No matter where you place your drop cloth, paint will fall on an area that is not covered.
A painting project takes twice as much paint as you thought you would need and will be twice as challenging as you expected.
Painters who plan to work in small closets or between built-in spaces should have narrow hips.
There will always be that one spot of paint that gets on your ceiling.
When light reflects off blue painter’s tape onto the edge of your wall, no matter how many coats of paint you use to try to cover the blue, it will look blue until you take off the tape.
If you don’t go slowly with the paint roller, you will have speckled arms, face, glasses, and anything else within the splatter zone.
When you stand up under a freshly-painted shelf, your hair becomes suddenly gray.
When you bump the back of your head on a freshly-painted door, you add more highlights to your hair.
Bending over to reach the bottom of the inside of your closet door frame is not a good idea if the shelves behind you are still wet.
If you paint while wearing a green shirt, you will have a nifty camo look by the time you’re done.

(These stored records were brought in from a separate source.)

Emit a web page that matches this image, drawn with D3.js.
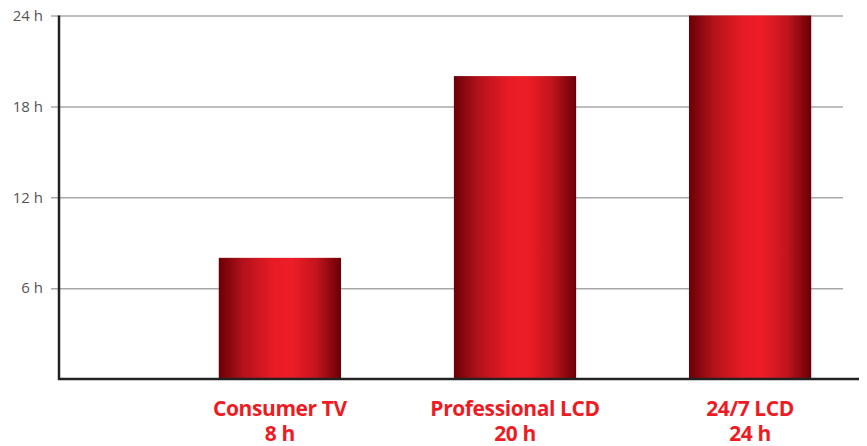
<!DOCTYPE html>
<html>
<head>
<meta charset="utf-8">
<script src="https://cdn.jsdelivr.net/npm/d3@7"></script>
<style>
  body { margin: 0; background: #fff; }
  svg { display: block; }
</style>
</head>
<body>
<svg width="867" height="446"></svg>
<script>
var categories = ["Consumer TV", "Professional LCD", "24/7 LCD"],
    hours = [8, 20, 24],
    tickValues = [6, 12, 18, 24],
    tickLabels = ["6 h", "12 h", "18 h", "24 h"];

var svg = d3.select("svg"),
    width = +svg.attr("width"),
    height = +svg.attr("height");

var y = d3.scaleLinear().domain([0, 24]).range([379, 15.5]);
var x = d3.scaleBand()
    .domain(categories)
    .range([160, 870])
    .paddingInner(0.48)
    .paddingOuter(0.25);

// gradient for the bars
var grad = svg.append("defs").append("linearGradient")
    .attr("id", "barGrad")
    .attr("x1", "0%").attr("x2", "100%")
    .attr("y1", "0%").attr("y2", "0%");
grad.selectAll("stop")
    .data([
      [0, "#6a0006"], [0.2, "#b3121b"], [0.45, "#e81c25"],
      [0.6, "#ed1d26"], [0.8, "#c2151d"], [1, "#680005"]
    ])
    .enter().append("stop")
    .attr("offset", function(d) { return d[0]; })
    .attr("stop-color", function(d) { return d[1]; });

// grid lines + tick labels
var yAxis = d3.axisLeft(y)
    .tickValues(tickValues)
    .tickSize(-(843 - 51))
    .tickPadding(8)
    .tickFormat(function(d, i) { return tickLabels[i]; });

var ga = svg.append("g")
    .attr("transform", "translate(51,0)")
    .call(yAxis);
ga.select(".domain").remove();
ga.selectAll(".tick line")
    .attr("stroke", "#a8a8a8")
    .attr("stroke-width", 1.5)
    .attr("x1", 792).attr("x2", 0);
ga.selectAll(".tick text")
    .attr("fill", "#555")
    .attr("x", -8)
    .style("font-family", "'Open Sans', sans-serif")
    .style("font-size", "15px");

// bars
svg.selectAll("rect.bar")
    .data(hours)
    .enter().append("rect")
    .attr("class", "bar")
    .attr("x", function(d, i) { return x(categories[i]); })
    .attr("width", x.bandwidth())
    .attr("y", function(d) { return y(d); })
    .attr("height", function(d) { return y(0) - y(d); })
    .attr("fill", "url(#barGrad)");

// axis lines
svg.append("line")
    .attr("x1", 59).attr("x2", 59)
    .attr("y1", y(24)).attr("y2", y(0) + 1)
    .attr("stroke", "#222").attr("stroke-width", 2.5);
svg.append("line")
    .attr("x1", 58).attr("x2", 859)
    .attr("y1", y(0)).attr("y2", y(0))
    .attr("stroke", "#222").attr("stroke-width", 2.5);

// category labels, two lines each
var labStyle = function(sel) {
  sel.attr("text-anchor", "middle")
    .attr("fill", "#ed1c24")
    .attr("x", function(d) { return x(d) + x.bandwidth() / 2; })
    .style("font-family", "'Open Sans', sans-serif")
    .style("font-weight", "bold")
    .style("font-size", "21px")
    .style("letter-spacing", "-0.4px");
};
svg.selectAll("text.cat")
    .data(categories)
    .enter().append("text")
    .attr("class", "cat")
    .call(labStyle)
    .attr("y", 416)
    .text(function(d) { return d; });
svg.selectAll("text.val")
    .data(categories)
    .enter().append("text")
    .attr("class", "val")
    .call(labStyle)
    .attr("y", 441)
    .text(function(d, i) { return hours[i] + " h"; });
</script>
</body>
</html>
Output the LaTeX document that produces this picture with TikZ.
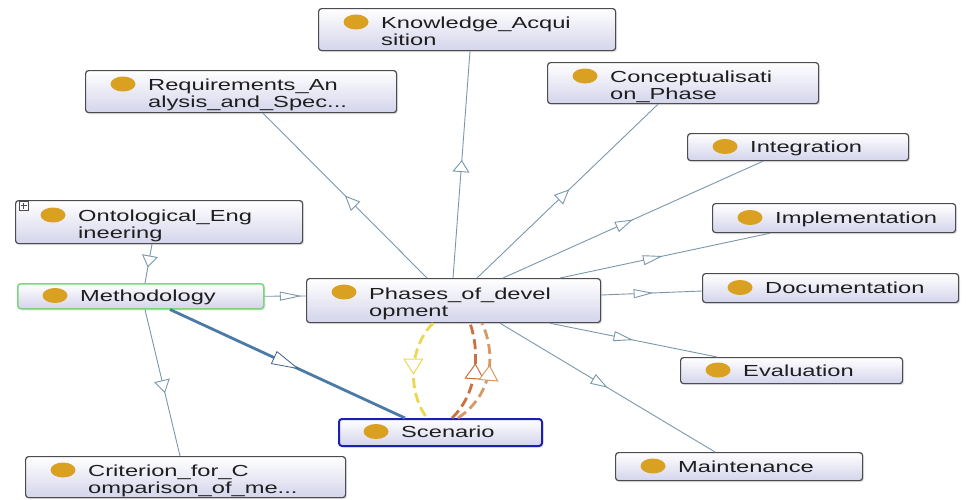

Painting reveals many mysteries like “Who is Cindy and why is her name written on my ceiling?”
When you find bright blue paint behind the shelves on one wall, mustard yellow paint at the bottom of another wall, turquoise paint behind the outlet covers, and a red/blue stenciled design on a 4th wall, you know the room has a colored past.
You can reach a 15′ ceiling if you put a 10′ extension ladder on top of a standard-height desk.
Accept the fact that most of the paint spots on your hardwood ceiling are from the last guy that painted.
When your spouse is even more of a perfectionist than you, he will attempt to sand and restain those old ceiling spots.
That same perfectionist encourages you to put a second coat of paint on the bottom of the shelves in the unlit closet.
Even a chore can be enjoyable when you’re working with someone you love.